PhonePe, Other Payments Apps Suffer Outages As Banking Partner Yes Bank Faces Crisis

Even as Yes Bank’s customers are chafing at the RBI having restricted withdrawals up to Rs. 50,000, the effect is spreading across the rest of the banking ecosystem.

PhonePe and several other payments apps, which had Yes Bank as their banking partner, are suffering long outages as Yes Bank goes through its crisis. At around midnight last night, PhonePe’s official Twitter account said that they were “temporarily unavailable.” “We are temporarily unavailable. We are going through an unscheduled maintenance activity. We apologize for any inconvenience this may cause. We’ll be back soon,” PhonePe tweeted.

Soon after, users started reporting how PhonePe’s app had stopped working. PhonePe is one of India’s largest UPI apps, and there are now more transactions that happen through UPI than through debit and credit cards, and lots of people were impacted.

PhonePe CEO Sameer Nigam took to Twitter today morning to give more details around the outage. “Dear PhonePe customers. We sincerely regret the long outage. Our partner bank (Yes Bank) was placed under moratorium by RBI. Entire team’s been working all night to get services back up asap. We hope to be live in a few hours. Thanks for your patience. Stay tuned for updates!” he tweeted. He also said that they hadn’t anticipated such a situation would occur. “Multiple levels of redundancy exist (in our systems). Just never imagined the bank itself going totally dark like this. Lesson learnt in the hardest possible way. But we’ll come out stronger and more robust. That’s a promise to you and all our customers!!!,” he added.

It wasn’t only PhonePe that was impacted. Brokerages including Zerodha, HDFC Mutual Fund, and 5Paisa said that they’d be unable to make transfers to Yes Bank customers, and asked customers to change their primary banks.

But even as PhonePe and other apps suffered outages, some in the Indian startup community urged the industry to help each other out. “It’s a defining moment for India Fintech,” wrote Nikhil Kumar, who was a part of the team that developed the Indian government’s BHIM app. “How we behave now – pull each other up or down will truly show who we we are as a community. I request all founders to restrain from any kind of guerilla marketing at this point!”

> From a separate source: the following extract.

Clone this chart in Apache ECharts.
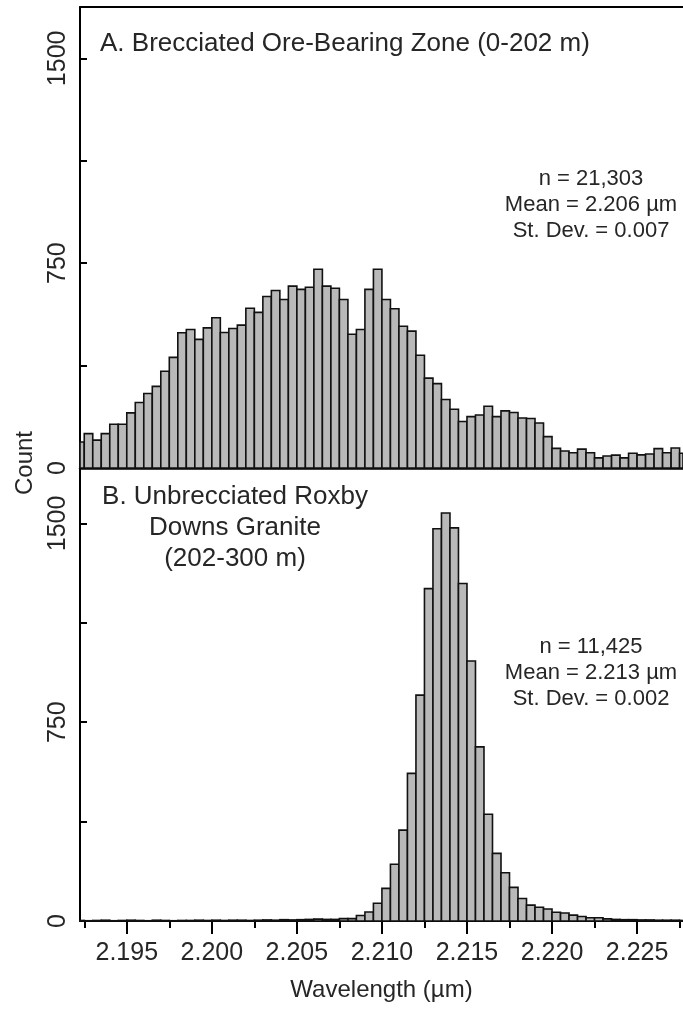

Mobikwik’s Bipin Preet Singh said his company would extend their support to those impacted. “At this time of systemic failure in UPI ecosystem, we at Mobikwik extend our full support to our friends and others who are impacted by Yes bank mess. We are here to help and hope there is a quick resolution,” he said, and was thanked by PhonePe CEO Sameer Nigam.

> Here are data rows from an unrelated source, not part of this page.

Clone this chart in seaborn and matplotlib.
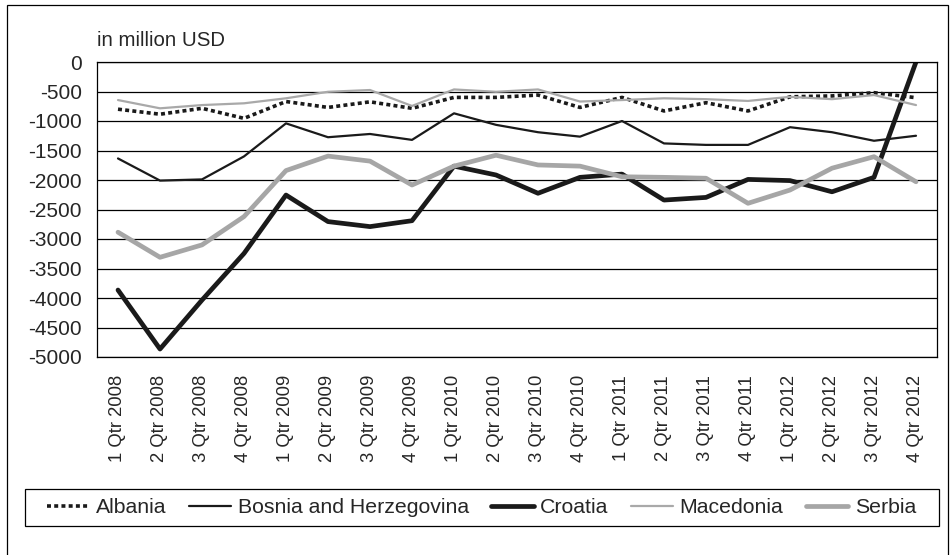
import pandas as pd
import numpy as np
import seaborn as sns
import matplotlib.pyplot as plt
from matplotlib.patches import Rectangle
from matplotlib.lines import Line2D

# quarters on the x axis
quarters = [f"{q} Qtr {y}" for y in range(2008, 2013) for q in range(1, 5)]

# trade balance, in million USD
albania = [-800, -885, -785, -955, -670, -770, -675, -785, -600, -600,
           -560, -770, -600, -830, -690, -830, -590, -575, -520, -605]
bosnia = [-1635, -2010, -1990, -1600, -1040, -1275, -1220, -1320, -870, -1065,
          -1190, -1265, -1000, -1380, -1405, -1405, -1105, -1190, -1335, -1250]
croatia = [-3865, -4865, -4035, -3245, -2255, -2705, -2790, -2690, -1765, -1915,
           -2225, -1955, -1900, -2340, -2295, -1990, -2010, -2200, -1955, 0]
macedonia = [-645, -785, -730, -700, -615, -505, -475, -745, -465, -505,
             -465, -670, -645, -615, -630, -660, -590, -630, -560, -730]
serbia = [-2885, -3310, -3100, -2620, -1840, -1595, -1680, -2085, -1765, -1580,
          -1745, -1765, -1945, -1955, -1970, -2395, -2170, -1800, -1605, -2030]

countries = ["Albania", "Bosnia and Herzegovina", "Croatia", "Macedonia", "Serbia"]
series = [albania, bosnia, croatia, macedonia, serbia]

# line look per country
colors = ["#1a1a1a", "#1a1a1a", "#1a1a1a", "#a9a9a9", "#a6a6a6"]
widths = [2.6, 1.6, 3.4, 1.6, 3.4]
dashes = [(1.1, 0.9), None, None, None, None]

df = pd.DataFrame({
    "quarter": quarters * len(countries),
    "value": sum(series, []),
    "country": np.repeat(countries, len(quarters)),
})

sns.set_style("white")
plt.rcParams["font.family"] = ["Liberation Sans", "DejaVu Sans"]
plt.rcParams["axes.unicode_minus"] = False

fig = plt.figure(figsize=(9.5, 5.55), dpi=100)
ax = fig.add_axes([97 / 950, 1 - 357 / 555, 840 / 950, 295 / 555])

for name, c, lw, d in zip(countries, colors, widths, dashes):
    sub = df[df["country"] == name]
    sns.lineplot(data=sub, x="quarter", y="value", ax=ax, color=c,
                 linewidth=lw, sort=False, legend=False)
    if d:
        ax.get_lines()[-1].set_dashes(d)

ax.set_xlim(-0.5, len(quarters) - 0.5)
ax.set_ylim(-5000, 0)
ax.set_yticks(np.arange(-5000, 1, 500))
ax.yaxis.grid(True, color="black", linewidth=0.9)
ax.set_axisbelow(True)
ax.set_xlabel("")
ax.set_ylabel("")
ax.tick_params(axis="y", labelsize=15, length=0, pad=11)
ax.tick_params(axis="x", labelsize=13.3, length=0, pad=13, rotation=90)
for s in ax.spines.values():
    s.set_color("black")
    s.set_linewidth(0.9)

fig.text(97 / 950, 1 - 40 / 555, "in million USD", fontsize=14.7, va="center")

# legend below the axis, frame drawn separately
handles = []
for c, lw, d in zip(colors, widths, dashes):
    h = Line2D([0], [0], color=c, linewidth=lw)
    if d:
        h.set_dashes(d)
    handles.append(h)
fig.legend(handles, countries, loc="center", ncol=5, fontsize=15.3,
           bbox_to_anchor=(481.5 / 950, 1 - 507.5 / 555), frameon=False,
           handlelength=2.0, handletextpad=0.3, columnspacing=1.05)
fig.patches.append(Rectangle((25 / 950, 1 - 526 / 555), 914 / 950, 37 / 555,
                             transform=fig.transFigure, fill=False,
                             edgecolor="black", linewidth=0.9))

# outer border of the figure
fig.patches.append(Rectangle((7 / 950, -0.01), 941 / 950, 1 - 5 / 555 + 0.01,
                             transform=fig.transFigure, fill=False,
                             edgecolor="black", linewidth=0.9))

plt.savefig("out.png", dpi=100)
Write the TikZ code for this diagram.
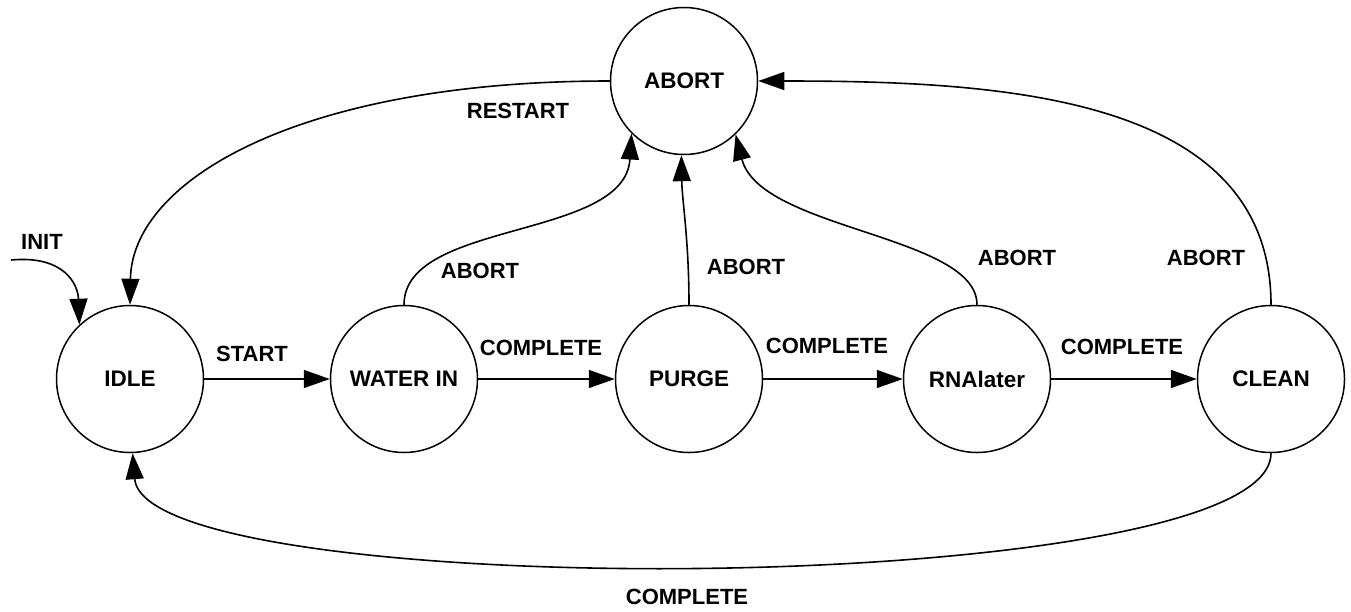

It’s a truly unique situation for India’s fintech space to be in, and it will likely test the robustness of the newly-created UPI platform. Over the last few years, UPI has emerged as India’s most popular payments platform, zooming past debit cards and credit cards. But its popularity has also meant that risks are now spread out more than before — only Yes Bank is impacted by the current crisis, but PhonePe, which was used by customers all banks, has also suffered an extended outage. UPI is currently staring at what is probably is biggest challenge yet, and how it faces up against it could well help determine its path in the years to come.